GIVEN REQUEST: Find every line in the records below that holds the word "matplotlib", and copy it out.
══ RECORDS FOR THIS TASK
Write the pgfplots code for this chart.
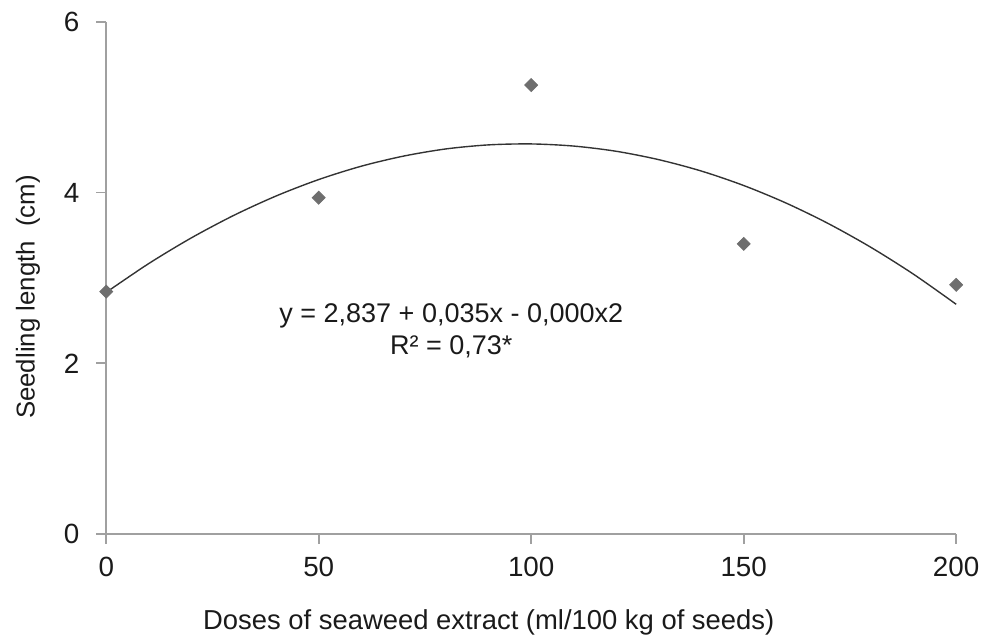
\documentclass[border=0pt]{standalone}
\usepackage{pgfplots}
\pgfplotsset{compat=1.18}
\usepackage{fontspec}
\setmainfont{Liberation Sans}
\definecolor{axgray}{HTML}{A0A0A0}
\definecolor{markgray}{HTML}{6E6E6E}
\definecolor{txt}{HTML}{1A1A1A}

\begin{document}
\begin{tikzpicture}
\begin{axis}[
  scale only axis,
  width=428pt, height=258pt,
  xmin=0, xmax=200, ymin=0, ymax=6,
  axis lines=left,
  axis line style={axgray, line width=0.9pt, -},
  xtick={0,50,100,150,200},
  ytick={0,2,4,6},
  tick style={axgray, line width=0.9pt},
  tick align=outside,
  major tick length=5pt,
  tick label style={font=\fontsize{14}{16}\selectfont, text=txt},
  /pgf/number format/assume math mode=true,
  xticklabel style={yshift=-3pt},
  yticklabel style={xshift=-5pt},
  xlabel={Doses of seaweed extract (ml/100 kg of seeds)},
  ylabel={Seedling length\ \ (cm)},
  label style={text=txt},
  xlabel style={font=\fontsize{13.8}{15}\selectfont, at={(axis description cs:0.45,-0.172)}, anchor=center},
  ylabel style={font=\fontsize{13}{15}\selectfont, at={(axis description cs:-0.092,0.463)}, anchor=center},
  clip=false,
]
% fitted curve
\addplot[smooth, color=black!80, line width=0.7pt] coordinates {
  (0,2.832) (10,3.169) (20,3.469) (30,3.733) (40,3.961) (50,4.153)
  (60,4.309) (70,4.428) (80,4.512) (90,4.559) (100,4.570) (110,4.545)
  (120,4.484) (130,4.386) (140,4.253) (150,4.083) (160,3.877) (170,3.635)
  (180,3.357) (190,3.043) (200,2.692)
};
% observed means
\addplot[only marks, mark=square*, mark size=2.3pt, color=markgray,
  mark options={fill=markgray, draw=markgray, rotate=45}] coordinates {
  (0,2.84) (50,3.94) (100,5.26) (150,3.40) (200,2.92)
};
\node[align=center, font=\fontsize{13.6}{16}\selectfont, text=txt]
  at (axis cs:81.2,2.38) {y = 2,837 + 0,035x - 0,000x2\\R² = 0,73*};
\path[draw=none] (rel axis cs:-0.125,-0.2035) rectangle (rel axis cs:1.0269,1.0426);
\end{axis}
\end{tikzpicture}
\end{document}
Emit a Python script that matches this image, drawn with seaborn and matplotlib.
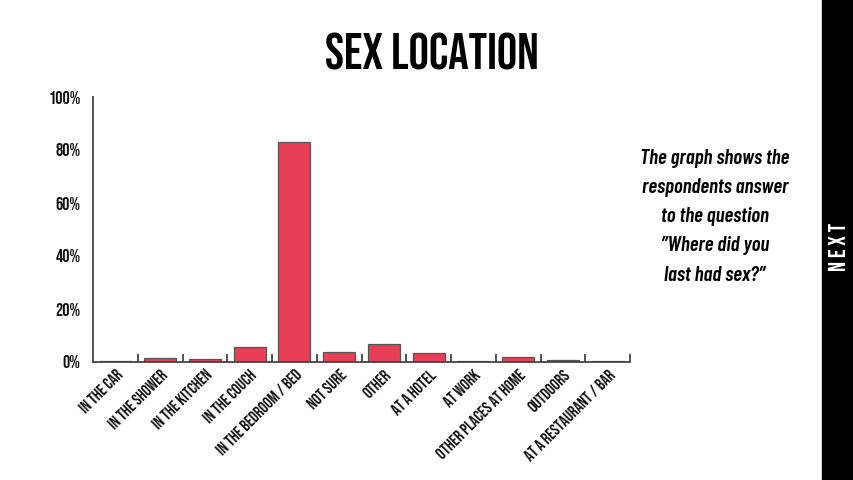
import numpy as np
import pandas as pd
import matplotlib.pyplot as plt
import matplotlib.transforms as mtransforms
import seaborn as sns
from matplotlib.ticker import FixedLocator, PercentFormatter

locations = ['IN THE CAR', 'IN THE SHOWER', 'IN THE KITCHEN', 'IN THE COUCH',
             'IN THE BEDROOM / BED', 'NOT SURE', 'OTHER', 'AT A HOTEL', 'AT WORK',
             'OTHER PLACES AT HOME', 'OUTDOORS', 'AT A RESTAURANT / BAR']
shares = [0.2, 1.4, 1.0, 5.7, 82.9, 3.6, 6.8, 3.5, 0.2, 1.9, 0.6, 0.4]

df = pd.DataFrame({'location': locations, 'share': shares})

sns.set_theme(style='white')
plt.rcParams['font.family'] = ['Bebas Neue', 'DejaVu Sans']

fig = plt.figure(figsize=(8.54, 4.8), dpi=100)
ax = fig.add_axes([93 / 854, 1 - 362 / 480, (630 - 93) / 854, (362 - 97) / 480])

sns.barplot(data=df, x='location', y='share', color='#e83f57', width=0.71,
            edgecolor='#555555', linewidth=0.9, saturation=1, ax=ax)

ax.set_xlim(-0.5, len(locations) - 0.5)
ax.set_ylim(0, 100)
ax.set_xlabel('')
ax.set_ylabel('')
sns.despine(ax=ax)
for s in ['left', 'bottom']:
    ax.spines[s].set_color('#444444')
    ax.spines[s].set_linewidth(1.3)

ax.set_yticks([0, 20, 40, 60, 80, 100])
ax.yaxis.set_major_formatter(PercentFormatter(decimals=0))
ax.tick_params(axis='y', direction='in', length=13, width=1.3, color='#444444',
               labelsize=13, labelcolor='#111111', pad=9)

ax.set_xticks(range(len(locations)))
ax.set_xticklabels(locations, rotation=45, ha='right', va='top',
                   rotation_mode='anchor', fontsize=12, color='#111111')
shift = mtransforms.ScaledTranslation(11 / 100, 0, fig.dpi_scale_trans)
for t in ax.get_xticklabels():
    t.set_transform(t.get_transform() + shift)
ax.tick_params(axis='x', which='major', length=0, pad=4)
ax.xaxis.set_minor_locator(FixedLocator(np.arange(0.5, len(locations), 1.0)))
ax.tick_params(axis='x', which='minor', direction='in', length=6, width=1.3,
               color='#444444', bottom=True)

fig.text(432 / 854, 1 - 52 / 480, 'SEX LOCATION', ha='center', va='center',
         fontsize=36.5, color='black')

note = ['The graph shows the', 'respondents answer', 'to the question',
        '\u201dWhere did you', 'last had sex?\u201d']
for i, line in enumerate(note):
    fig.text(715 / 854, 1 - (158 + 29.3 * i) / 480, line, ha='center', va='center',
             fontsize=15, fontstyle='italic', fontweight=600, color='black',
             family=['Barlow Condensed', 'DejaVu Sans'])

fig.patches.append(plt.Rectangle((822 / 854, 0), 32 / 854, 1, color='black',
                                 transform=fig.transFigure, zorder=0))
fig.text(838 / 854, 1 - 247 / 480, 'N E X T', rotation=90, ha='center', va='center',
         fontsize=17, color='white')

fig.savefig('out.png', dpi=100)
════
CORRECT RESULT:
Emit a Python script that matches this image, drawn with seaborn and matplotlib.
import matplotlib.pyplot as plt
import matplotlib.transforms as mtransforms
from matplotlib.ticker import FixedLocator, PercentFormatter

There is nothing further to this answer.